-- start --

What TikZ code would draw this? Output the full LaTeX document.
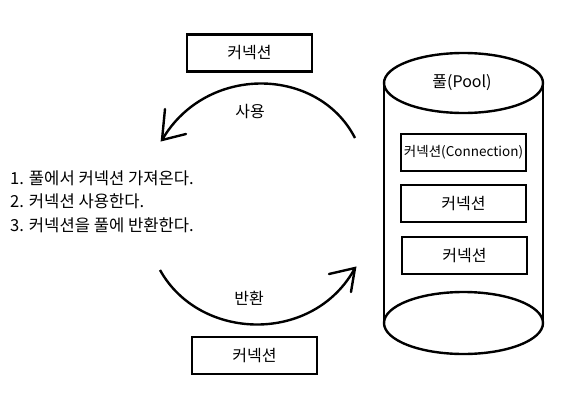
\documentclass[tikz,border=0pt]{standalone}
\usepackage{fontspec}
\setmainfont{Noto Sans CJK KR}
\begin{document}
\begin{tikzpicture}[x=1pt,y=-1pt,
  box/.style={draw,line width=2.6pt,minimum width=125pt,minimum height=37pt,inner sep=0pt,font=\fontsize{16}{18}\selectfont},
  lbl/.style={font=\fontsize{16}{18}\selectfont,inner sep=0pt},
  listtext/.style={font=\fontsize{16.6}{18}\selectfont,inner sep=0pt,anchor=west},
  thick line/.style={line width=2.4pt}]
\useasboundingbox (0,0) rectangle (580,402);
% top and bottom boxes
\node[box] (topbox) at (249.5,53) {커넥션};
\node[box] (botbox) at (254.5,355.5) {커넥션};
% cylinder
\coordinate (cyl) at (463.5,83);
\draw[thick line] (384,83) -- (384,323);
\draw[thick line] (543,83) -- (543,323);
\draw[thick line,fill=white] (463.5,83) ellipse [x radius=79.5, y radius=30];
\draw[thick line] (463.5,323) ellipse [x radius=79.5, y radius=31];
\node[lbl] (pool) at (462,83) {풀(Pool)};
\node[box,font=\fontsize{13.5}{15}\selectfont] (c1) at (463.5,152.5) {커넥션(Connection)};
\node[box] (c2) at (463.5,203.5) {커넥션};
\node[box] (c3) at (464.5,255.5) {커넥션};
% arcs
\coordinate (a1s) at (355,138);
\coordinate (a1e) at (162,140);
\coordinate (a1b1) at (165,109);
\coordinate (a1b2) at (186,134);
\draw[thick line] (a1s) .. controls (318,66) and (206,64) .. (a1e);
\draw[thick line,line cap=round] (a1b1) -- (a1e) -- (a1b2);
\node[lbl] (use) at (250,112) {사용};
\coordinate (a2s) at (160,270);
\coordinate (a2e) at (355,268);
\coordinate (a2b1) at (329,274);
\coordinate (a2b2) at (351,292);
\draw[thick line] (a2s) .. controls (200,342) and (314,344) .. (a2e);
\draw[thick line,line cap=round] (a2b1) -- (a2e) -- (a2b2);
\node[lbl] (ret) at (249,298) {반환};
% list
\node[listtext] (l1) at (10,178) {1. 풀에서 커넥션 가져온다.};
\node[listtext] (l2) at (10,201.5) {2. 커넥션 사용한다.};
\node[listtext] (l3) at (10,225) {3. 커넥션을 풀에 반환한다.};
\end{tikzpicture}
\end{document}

-- end --

Reproduce the full listing above verbatim, with no pictures included.

What TikZ code would draw this? Output the full LaTeX document.
\documentclass[tikz,border=0pt]{standalone}
\usepackage{fontspec}
\setmainfont{Noto Sans CJK KR}
\begin{document}
\begin{tikzpicture}[x=1pt,y=-1pt,
  box/.style={draw,line width=2.6pt,minimum width=125pt,minimum height=37pt,inner sep=0pt,font=\fontsize{16}{18}\selectfont},
  lbl/.style={font=\fontsize{16}{18}\selectfont,inner sep=0pt},
  listtext/.style={font=\fontsize{16.6}{18}\selectfont,inner sep=0pt,anchor=west},
  thick line/.style={line width=2.4pt}]
\useasboundingbox (0,0) rectangle (580,402);
% top and bottom boxes
\node[box] (topbox) at (249.5,53) {커넥션};
\node[box] (botbox) at (254.5,355.5) {커넥션};
% cylinder
\coordinate (cyl) at (463.5,83);
\draw[thick line] (384,83) -- (384,323);
\draw[thick line] (543,83) -- (543,323);
\draw[thick line,fill=white] (463.5,83) ellipse [x radius=79.5, y radius=30];
\draw[thick line] (463.5,323) ellipse [x radius=79.5, y radius=31];
\node[lbl] (pool) at (462,83) {풀(Pool)};
\node[box,font=\fontsize{13.5}{15}\selectfont] (c1) at (463.5,152.5) {커넥션(Connection)};
\node[box] (c2) at (463.5,203.5) {커넥션};
\node[box] (c3) at (464.5,255.5) {커넥션};
% arcs
\coordinate (a1s) at (355,138);
\coordinate (a1e) at (162,140);
\coordinate (a1b1) at (165,109);
\coordinate (a1b2) at (186,134);
\draw[thick line] (a1s) .. controls (318,66) and (206,64) .. (a1e);
\draw[thick line,line cap=round] (a1b1) -- (a1e) -- (a1b2);
\node[lbl] (use) at (250,112) {사용};
\coordinate (a2s) at (160,270);
\coordinate (a2e) at (355,268);
\coordinate (a2b1) at (329,274);
\coordinate (a2b2) at (351,292);
\draw[thick line] (a2s) .. controls (200,342) and (314,344) .. (a2e);
\draw[thick line,line cap=round] (a2b1) -- (a2e) -- (a2b2);
\node[lbl] (ret) at (249,298) {반환};
% list
\node[listtext] (l1) at (10,178) {1. 풀에서 커넥션 가져온다.};
\node[listtext] (l2) at (10,201.5) {2. 커넥션 사용한다.};
\node[listtext] (l3) at (10,225) {3. 커넥션을 풀에 반환한다.};
\end{tikzpicture}
\end{document}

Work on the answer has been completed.